Cease Fire Violations on the Line of Control and the International Border

These ceasefire violations have taken place regularly in the past few years, sometimes once a month, sometimes several times a week and occasionally several times a day. However, during the winter the situation has remained mostly calm, especially in the Kashmir part of the state due to terrain obstacles with a snow-covered ground and reduced visibility.

From the reports in local newspapers and on Indian TV channels, it appears that there were no ceasefire violations in the past 3 weeks. Therefore, the situation on the borders has normalized too.

Terror Attacks by Militants

During the past few weeks, we observed several confrontations between militants and the security forces. However, these were mostly gun fights either when the militants attacked army camps or when the army discovered them in their hideouts. This type of encounters is also a regular occurrence in Kashmir, but in most cases, the targets are the army or security installations. So far public structures have not become targets for attacks.

As explained in my previous blogs Gulmarg is too far away and too heavily militarized to become a primary target for these groups. Furthermore, entering the area undetected during winters would be quite difficult. Can such attacks be completely ruled out – no, not in Gulmarg and not at any other place we may visit in our life.

photo-4

FSH Guest Groups on Mt. Apharwat Peak at 4’200 m

In conclusion, I would like to reconfirm that we are running our programs in Gulmarg this winter for the 12th time. I will be in Gulmarg from January 20, 2017, till mid-March and I am confident that we will not encounter any unmanageable situation there.

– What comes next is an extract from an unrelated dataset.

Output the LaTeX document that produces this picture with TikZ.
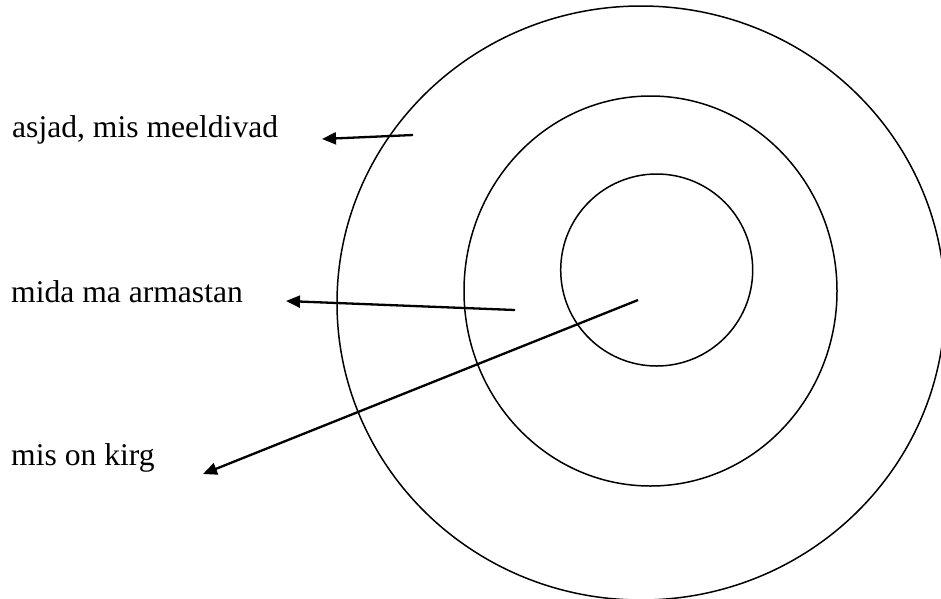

Since 2006 we have built the structure to cope with all sort of challenges. We will be, therefore, capable of handling the demonetization issues and other potential difficulties. Our hotel is well guarded by a private security team and we all together, guides, drivers, and hotel staff have years of working experience as a team. We are all focussed on making our guests’ stay in Gulmarg a perfect and safe experience.